Version-Release number of selected component (if applicable):
kernel-2.6.18-296.el5

How reproducible:
always

Steps to Reproduce:
1.
2.
3.
  
Actual results:


Expected results:
system can suspend successfully

Additional info:
I also tested on -274.el5, system can suspend without above issue.

Comment 1 Guangze Bai 2011-11-14 10:17:05 UTC
Tested on -288.el5 and T400 can successfully suspend. Also, no bnx2i_thread lived in system. So marking "Regression". I'll bisect and provide more info later.

Comment 5 Michal Schmidt 2011-11-15 08:11:56 UTC
The kernel thread's main loop is in bnx2i_percpu_io_thread(). The thread neither calls try_to_freeze(), nor marks itself unfreezable (PF_NOFREEZE). It needs to do one of these as described in Documentation/power/kernel_threads.txt.

Comment 6 Mike Christie 2011-11-15 18:34:00 UTC
Adding bnx2i maintainer Eddie from broadcom.

It looks like this could be a problem in fcoe.ko and bnx2fc.ko in rhel 6 too.

Comment 7 Mike Christie 2011-11-15 20:02:02 UTC
(In reply to comment #6)
> Adding bnx2i maintainer Eddie from broadcom.
> 
> It looks like this could be a problem in fcoe.ko and bnx2fc.ko in rhel 6 too.

I guess this does not apply to rhel6? The kernel_threads.txt is not there anymore and I see it is removed.

But for rhel5 does qla2xxx have the problem?

Comment 8 Michal Schmidt 2011-11-16 09:29:35 UTC
(In reply to comment #7)
> I guess this does not apply to rhel6? The kernel_threads.txt is not there
> anymore and I see it is removed.

In RHEL6 there is Documentation/power/freezing_of_tasks.txt instead.
There is one significant difference. In RHEL6 kernel threads are non-freezable by default. See commit 83144186 "Freezer: make kernel threads nonfreezable by default".

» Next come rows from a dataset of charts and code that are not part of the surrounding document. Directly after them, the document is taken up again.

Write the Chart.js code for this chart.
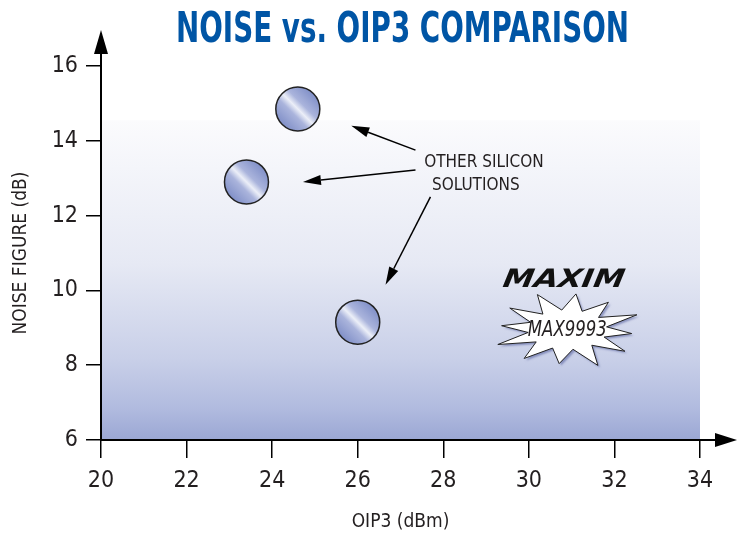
<!DOCTYPE html>
<html>
<head>
<meta charset="utf-8">
<script src="https://cdn.jsdelivr.net/npm/chart.js@4.4.0/dist/chart.umd.min.js"></script>
<style>
  html, body { margin: 0; padding: 0; background: #fff; }
  #wrap { width: 737px; height: 533px; }
</style>
</head>
<body>
<div id="wrap"><canvas id="grafico"></canvas></div>
<script>
// Datos
const oip3 = [24.6, 23.4, 26.0];
const noiseFigure = [14.85, 12.9, 9.15];
const xTicks = [20, 22, 24, 26, 28, 30, 32, 34];
const yTicks = [6, 8, 10, 12, 14, 16];

// Flechas de la anotación (desde el texto hasta cerca del punto), en unidades de datos
const arrowFromX = [27.35, 27.35, 27.7];
const arrowFromY = [13.75, 13.22, 12.5];
const arrowToX = [25.85, 24.72, 26.65];
const arrowToY = [14.4, 12.9, 10.15];

const FONT = '"Liberation Sans Narrow", "DejaVu Sans Condensed", "Roboto", sans-serif';
const TITULO = 'NOISE vs. OIP3 COMPARISON';

const puntos = oip3.map((x, i) => ({ x: x, y: noiseFigure[i] }));

// Relleno tipo esfera para cada círculo
function rellenoCirculo(c) {
  const chart = c.chart;
  if (c.type !== 'data' || !chart.chartArea) return '#8e9bd0';
  const px = chart.scales.x.getPixelForValue(c.raw.x);
  const py = chart.scales.y.getPixelForValue(c.raw.y);
  const r = 22;
  const g = chart.ctx.createLinearGradient(px - r * 0.7, py + r * 0.7, px + r * 0.7, py - r * 0.7);
  g.addColorStop(0, '#8190c8');
  g.addColorStop(0.35, '#aab4dc');
  g.addColorStop(0.5, '#eceff8');
  g.addColorStop(0.65, '#aab4dc');
  g.addColorStop(1, '#8190c8');
  return g;
}

function flecha(ctx, x1, y1, x2, y2, largo, ancho) {
  const ang = Math.atan2(y2 - y1, x2 - x1);
  const bx = x2 - Math.cos(ang) * largo;
  const by = y2 - Math.sin(ang) * largo;
  ctx.beginPath();
  ctx.moveTo(x1, y1);
  ctx.lineTo(bx, by);
  ctx.stroke();
  ctx.beginPath();
  ctx.moveTo(x2, y2);
  ctx.lineTo(bx + Math.sin(ang) * ancho / 2, by - Math.cos(ang) * ancho / 2);
  ctx.lineTo(bx - Math.sin(ang) * ancho / 2, by + Math.cos(ang) * ancho / 2);
  ctx.closePath();
  ctx.fill();
}

const fondoPlugin = {
  id: 'fondo',
  beforeDraw(chart) {
    const { ctx, chartArea: a, scales } = chart;
    const top = scales.y.getPixelForValue(14.55);
    const g = ctx.createLinearGradient(0, top, 0, a.bottom);
    g.addColorStop(0, '#fbfbfd');
    g.addColorStop(0.45, '#e6e9f4');
    g.addColorStop(0.75, '#c8cfe8');
    g.addColorStop(0.9, '#b1bbdf');
    g.addColorStop(1, '#9ba7d4');
    ctx.save();
    ctx.fillStyle = g;
    ctx.fillRect(a.left, top, a.right - a.left, a.bottom - top);

    // título condensado, centrado sobre el área del gráfico
    ctx.font = 'bold 42px ' + FONT;
    ctx.fillStyle = '#0055a5';
    ctx.textBaseline = 'alphabetic';
    ctx.textAlign = 'left';
    const w = ctx.measureText(TITULO).width;
    const ancho = 453;
    ctx.translate((a.left + a.right) / 2 - ancho / 2 + 2, 42);
    ctx.scale(ancho / w, 1);
    ctx.fillText(TITULO, 0, 0);
    ctx.restore();
  }
};

const anotaciones = {
  id: 'anotaciones',
  afterDraw(chart) {
    const { ctx, chartArea: a, scales } = chart;
    const sx = scales.x, sy = scales.y;
    ctx.save();
    ctx.strokeStyle = '#000';
    ctx.fillStyle = '#000';

    // flechas de los ejes
    ctx.lineWidth = 2;
    flecha(ctx, a.left, a.top, a.left, 30, 24, 14);
    flecha(ctx, a.right, a.bottom, 737, a.bottom, 22, 14);

    // flechas hacia las otras soluciones
    ctx.lineWidth = 1.5;
    for (let i = 0; i < arrowFromX.length; i++) {
      flecha(ctx,
        sx.getPixelForValue(arrowFromX[i]), sy.getPixelForValue(arrowFromY[i]),
        sx.getPixelForValue(arrowToX[i]), sy.getPixelForValue(arrowToY[i]), 18, 10);
    }

    ctx.font = '17px ' + FONT;
    ctx.fillStyle = '#231f20';
    ctx.textAlign = 'center';
    ctx.textBaseline = 'middle';
    ctx.fillText('OTHER SILICON', sx.getPixelForValue(28.95), sy.getPixelForValue(13.43));
    ctx.fillText('SOLUTIONS', sx.getPixelForValue(28.76), sy.getPixelForValue(12.79));

    // logo MAXIM
    const lx = sx.getPixelForValue(30.8), ly = sy.getPixelForValue(10.27);
    ctx.save();
    ctx.translate(lx, ly);
    ctx.transform(1.35, 0, -0.45, 1.1, 0, 0);
    ctx.font = '900 23px "DejaVu Sans"';
    ctx.fillStyle = '#111';
    ctx.fillText('MAXIM', 0, 0);
    ctx.restore();

    // estrella MAX9993
    const cx = sx.getPixelForValue(30.9), cy = sy.getPixelForValue(8.95);
    const largos = [1, 0.95, 1.05, 0.9, 1, 1.08, 0.95, 1, 1.05, 0.92, 1.0, 1.06];
    const puntas = largos.length;
    ctx.save();
    ctx.beginPath();
    for (let k = 0; k < puntas * 2; k++) {
      const ang = -Math.PI / 2 + 0.12 + k * Math.PI / puntas;
      const ext = k % 2 === 0 ? largos[k / 2] : 0.55;
      const px = cx + Math.cos(ang) * 72 * ext;
      const py = cy + Math.sin(ang) * 36 * ext;
      if (k === 0) ctx.moveTo(px, py); else ctx.lineTo(px, py);
    }
    ctx.closePath();
    ctx.shadowColor = 'rgba(90,100,160,0.6)';
    ctx.shadowOffsetX = 2;
    ctx.shadowOffsetY = 2;
    ctx.shadowBlur = 2;
    ctx.fillStyle = '#fff';
    ctx.fill();
    ctx.shadowColor = 'transparent';
    ctx.lineWidth = 1;
    ctx.strokeStyle = '#222';
    ctx.stroke();
    ctx.restore();
    ctx.fillStyle = '#231f20';
    ctx.font = 'italic 20px ' + FONT;
    ctx.save();
    ctx.translate(cx, cy + 1);
    ctx.scale(0.92, 1.05);
    ctx.fillText('MAX9993', 0, 0);
    ctx.restore();
    ctx.restore();
  }
};

new Chart(document.getElementById('grafico'), {
  type: 'scatter',
  data: {
    datasets: [{
      data: puntos,
      pointRadius: 22,
      pointHoverRadius: 22,
      pointBorderWidth: 1.5,
      borderColor: '#222',
      backgroundColor: rellenoCirculo
    }]
  },
  options: {
    responsive: true,
    maintainAspectRatio: false,
    animation: false,
    events: [],
    layout: { padding: { top: 66, right: 37, bottom: 0, left: 0 } },
    plugins: {
      legend: { display: false },
      tooltip: { enabled: false },
      title: { display: false }
    },
    scales: {
      x: {
        type: 'linear',
        min: 20,
        max: 34,
        afterBuildTicks: s => { s.ticks = xTicks.map(v => ({ value: v })); },
        afterFit: s => { s.height = 93; },
        grid: { drawOnChartArea: false, drawTicks: true, tickLength: 18, color: '#000', lineWidth: 1.5 },
        border: { color: '#000', width: 2 },
        ticks: { color: '#231f20', padding: 9, font: { family: FONT, size: 23 } },
        title: {
          display: true,
          text: 'OIP3 (dBm)',
          color: '#231f20',
          font: { family: FONT, size: 19 },
          padding: { top: 1, bottom: 0 }
        }
      },
      y: {
        type: 'linear',
        min: 6,
        max: 16,
        afterBuildTicks: s => { s.ticks = yTicks.map(v => ({ value: v })); },
        afterFit: s => { s.width = 101; },
        grid: { drawOnChartArea: false, drawTicks: true, tickLength: 15, color: '#000', lineWidth: 1.5 },
        border: { color: '#000', width: 2 },
        ticks: { color: '#231f20', padding: 8, font: { family: FONT, size: 23 } },
        title: {
          display: true,
          text: 'NOISE FIGURE (dB)',
          color: '#231f20',
          font: { family: FONT, size: 19 },
          padding: { top: 10, bottom: 0 }
        }
      }
    }
  },
  plugins: [fondoPlugin, anotaciones]
});
</script>
</body>
</html>
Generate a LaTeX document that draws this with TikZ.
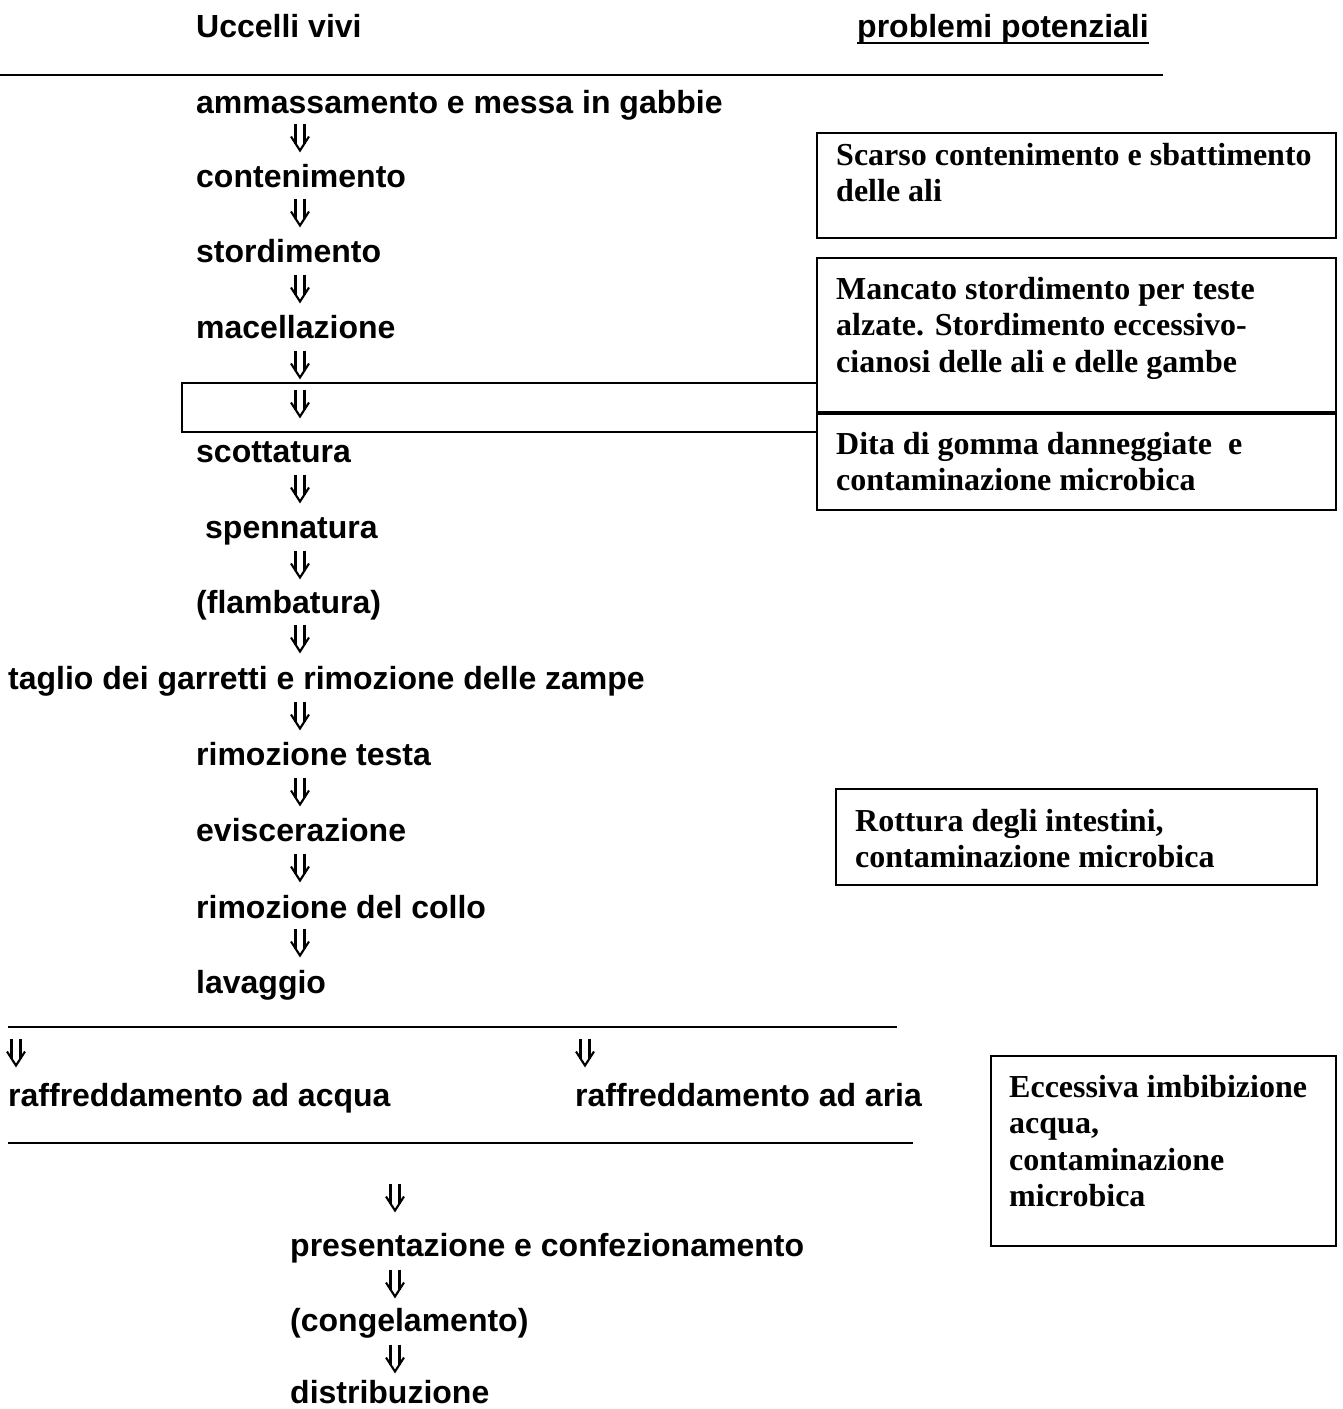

> But for rhel5 does qla2xxx have the problem?

Looking at the code... yes, it does.

Comment 9 Eddie Wai 2011-11-16 19:17:54 UTC
Created attachment 534072 [details]
bnx2i patch to add explicit PF_NOFREEZE setting for I/O kthreads

It looks like the correct fix for the bnx2i I/O kthread is to add the explicit setting of the PF_NOFREEZE flag.  This will align the bnx2i I/O kthread behavior between the RHEL6/upstream and RHEL5.8.

The enclosed patch was created based off of the linux-2.6.18-295.el5 kernel source.  Please review, thanks.

Eddie

Comment 14 Jarod Wilson 2011-12-05 14:49:08 UTC
Patch(es) available in kernel-2.6.18-300.el5
You can download this test kernel (or newer) from http://people.redhat.com/jwilson/el5/
Detailed testing feedback is always welcomed.
If you require guidance regarding testing, please ask the bug assignee.

Comment 16 Gris Ge 2011-12-07 10:34:25 UTC
Tried on server platform with bnx2i iscsi session, but server only support suspend to disk.

kernel -300
Server _cannot_ boot up, the console of that server is down, so this is manually type:
====
begin fw dump (mark 0x3c67a0)
 0x80071b4
mcp intr[0.0]: 0x4:SPAD RPTY => 0x PC 0x800650c
====

Will provide the detailed output once eng-ops fix the console.

I see no customer need to suspend a server to disk, so if you guys don't want to fix it, we can close this bug.

Comment 18 errata-xmlrpc 2012-02-21 04:01:34 UTC
Since the problem described in this bug report should be
resolved in a recent advisory, it has been closed with a
resolution of ERRATA.

For information on the advisory, and where to find the updated
files, follow the link below.

If the solution does not work for you, open a new bug report.

http://rhn.redhat.com/errata/RHSA-2012-0150.html